▶ **Problem statement**:
Produce an exact transcription of the listing below, omitting the pictures.
** Start of Data section **
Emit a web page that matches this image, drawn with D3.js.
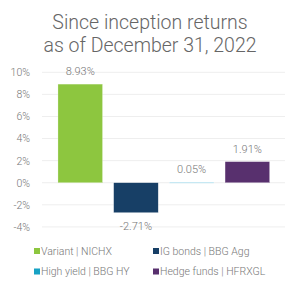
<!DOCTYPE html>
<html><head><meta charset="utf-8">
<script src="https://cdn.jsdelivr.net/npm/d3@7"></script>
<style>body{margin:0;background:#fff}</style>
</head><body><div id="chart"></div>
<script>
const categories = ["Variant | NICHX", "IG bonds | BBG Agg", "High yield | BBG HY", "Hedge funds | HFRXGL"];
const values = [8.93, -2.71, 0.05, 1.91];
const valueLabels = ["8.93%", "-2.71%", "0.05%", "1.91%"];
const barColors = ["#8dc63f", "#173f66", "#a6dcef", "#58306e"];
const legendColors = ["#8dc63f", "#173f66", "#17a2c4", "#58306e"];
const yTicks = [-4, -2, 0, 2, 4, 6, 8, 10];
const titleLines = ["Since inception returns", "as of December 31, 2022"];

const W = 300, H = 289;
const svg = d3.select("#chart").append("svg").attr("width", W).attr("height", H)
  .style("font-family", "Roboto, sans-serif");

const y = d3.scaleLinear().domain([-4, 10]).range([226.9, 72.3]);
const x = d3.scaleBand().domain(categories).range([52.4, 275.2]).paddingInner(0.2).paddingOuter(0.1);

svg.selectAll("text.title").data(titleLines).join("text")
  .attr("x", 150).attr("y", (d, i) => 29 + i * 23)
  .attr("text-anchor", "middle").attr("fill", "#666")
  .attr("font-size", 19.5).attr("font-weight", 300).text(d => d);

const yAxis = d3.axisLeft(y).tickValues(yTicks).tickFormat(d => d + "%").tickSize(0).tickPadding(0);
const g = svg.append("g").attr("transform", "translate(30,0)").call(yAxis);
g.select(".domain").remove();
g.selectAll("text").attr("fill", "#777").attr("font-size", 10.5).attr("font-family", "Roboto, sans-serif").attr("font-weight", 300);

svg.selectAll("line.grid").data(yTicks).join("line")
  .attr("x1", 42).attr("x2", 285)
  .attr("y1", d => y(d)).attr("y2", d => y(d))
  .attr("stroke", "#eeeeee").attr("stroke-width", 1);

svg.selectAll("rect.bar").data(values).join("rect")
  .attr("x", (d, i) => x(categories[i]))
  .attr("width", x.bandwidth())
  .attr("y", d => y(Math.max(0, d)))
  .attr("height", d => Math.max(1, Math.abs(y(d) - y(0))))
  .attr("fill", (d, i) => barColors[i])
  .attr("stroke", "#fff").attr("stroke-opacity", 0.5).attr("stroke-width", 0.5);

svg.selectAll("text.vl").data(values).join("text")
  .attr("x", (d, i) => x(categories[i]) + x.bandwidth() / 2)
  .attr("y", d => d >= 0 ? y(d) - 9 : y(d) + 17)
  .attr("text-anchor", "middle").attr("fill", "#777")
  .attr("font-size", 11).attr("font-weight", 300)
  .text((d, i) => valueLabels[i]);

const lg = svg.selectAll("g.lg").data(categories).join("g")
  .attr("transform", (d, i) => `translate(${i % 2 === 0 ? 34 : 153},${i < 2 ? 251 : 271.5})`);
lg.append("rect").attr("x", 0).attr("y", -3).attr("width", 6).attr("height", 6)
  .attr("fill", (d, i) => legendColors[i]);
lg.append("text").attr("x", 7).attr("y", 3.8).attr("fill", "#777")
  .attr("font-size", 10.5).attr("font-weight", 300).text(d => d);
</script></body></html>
** End of Data section **
▶ **Answer to the problem**:
Emit a web page that matches this image, drawn with D3.js.
<!DOCTYPE html>
<html><head><meta charset="utf-8">
<script src="https://cdn.jsdelivr.net/npm/d3@7"></script>
<style>body{margin:0;background:#fff}</style>
</head><body><div id="chart"></div>
<script>
const categories = ["Variant | NICHX", "IG bonds | BBG Agg", "High yield | BBG HY", "Hedge funds | HFRXGL"];
const values = [8.93, -2.71, 0.05, 1.91];
const valueLabels = ["8.93%", "-2.71%", "0.05%", "1.91%"];
const barColors = ["#8dc63f", "#173f66", "#a6dcef", "#58306e"];
const legendColors = ["#8dc63f", "#173f66", "#17a2c4", "#58306e"];
const yTicks = [-4, -2, 0, 2, 4, 6, 8, 10];
const titleLines = ["Since inception returns", "as of December 31, 2022"];

const W = 300, H = 289;
const svg = d3.select("#chart").append("svg").attr("width", W).attr("height", H)
  .style("font-family", "Roboto, sans-serif");

const y = d3.scaleLinear().domain([-4, 10]).range([226.9, 72.3]);
const x = d3.scaleBand().domain(categories).range([52.4, 275.2]).paddingInner(0.2).paddingOuter(0.1);

svg.selectAll("text.title").data(titleLines).join("text")
  .attr("x", 150).attr("y", (d, i) => 29 + i * 23)
  .attr("text-anchor", "middle").attr("fill", "#666")
  .attr("font-size", 19.5).attr("font-weight", 300).text(d => d);

const yAxis = d3.axisLeft(y).tickValues(yTicks).tickFormat(d => d + "%").tickSize(0).tickPadding(0);
const g = svg.append("g").attr("transform", "translate(30,0)").call(yAxis);
g.select(".domain").remove();
g.selectAll("text").attr("fill", "#777").attr("font-size", 10.5).attr("font-family", "Roboto, sans-serif").attr("font-weight", 300);

svg.selectAll("line.grid").data(yTicks).join("line")
  .attr("x1", 42).attr("x2", 285)
  .attr("y1", d => y(d)).attr("y2", d => y(d))
  .attr("stroke", "#eeeeee").attr("stroke-width", 1);

svg.selectAll("rect.bar").data(values).join("rect")
  .attr("x", (d, i) => x(categories[i]))
  .attr("width", x.bandwidth())
  .attr("y", d => y(Math.max(0, d)))
  .attr("height", d => Math.max(1, Math.abs(y(d) - y(0))))
  .attr("fill", (d, i) => barColors[i])
  .attr("stroke", "#fff").attr("stroke-opacity", 0.5).attr("stroke-width", 0.5);

svg.selectAll("text.vl").data(values).join("text")
  .attr("x", (d, i) => x(categories[i]) + x.bandwidth() / 2)
  .attr("y", d => d >= 0 ? y(d) - 9 : y(d) + 17)
  .attr("text-anchor", "middle").attr("fill", "#777")
  .attr("font-size", 11).attr("font-weight", 300)
  .text((d, i) => valueLabels[i]);

const lg = svg.selectAll("g.lg").data(categories).join("g")
  .attr("transform", (d, i) => `translate(${i % 2 === 0 ? 34 : 153},${i < 2 ? 251 : 271.5})`);
lg.append("rect").attr("x", 0).attr("y", -3).attr("width", 6).attr("height", 6)
  .attr("fill", (d, i) => legendColors[i]);
lg.append("text").attr("x", 7).attr("y", 3.8).attr("fill", "#777")
  .attr("font-size", 10.5).attr("font-weight", 300).text(d => d);
</script></body></html>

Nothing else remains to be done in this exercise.